Maarten Marsman, Lourens Waldorp, Denny Borsboom

Network models like the Ising model are increasingly used in psychological research. In a recent article published in this journal, Brusco et al. (2019) provide a critical assessment of the conditions that underlie the Ising model and the eLasso method that is commonly used to estimate it. In this commentary, we show that their main criticisms are unfounded. First, where Brusco et al. (2019) suggest that Ising models have little to do with classical network models such as random graphs, we show that they can be fruitfully connected. Second, if one makes this connection it is immediately evident that Brusco et al.’s (2019) second criticism—that the Ising model requires complete population homogeneity and does not allow for individual differences in network structure—is incorrect.
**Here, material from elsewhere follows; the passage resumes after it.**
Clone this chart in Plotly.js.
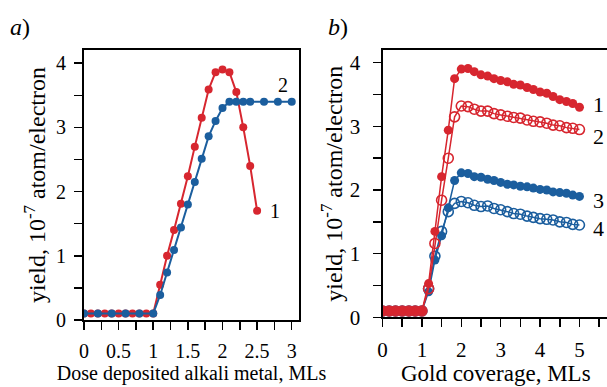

In particular, we establish that if every individual has their own topology, and these individual differences instantiate a random graph model, the Ising model will hold in the population. Hence, population homogeneity is sufficient for the Ising model, but it is not necessary, as Brusco et al. (2019) suggest. Third, we address Brusco et al.’s (2019) criticism regarding the sparsity assumption that is made in common uses of the Ising model. We show that this criticism is misdirected, as it targets a particular estimation algorithm for the Ising model rather than the model itself. We also describe various established and validated approaches for estimating the Ising model for networks that violate the sparsity assumption. Finally, we outline important avenues for future research.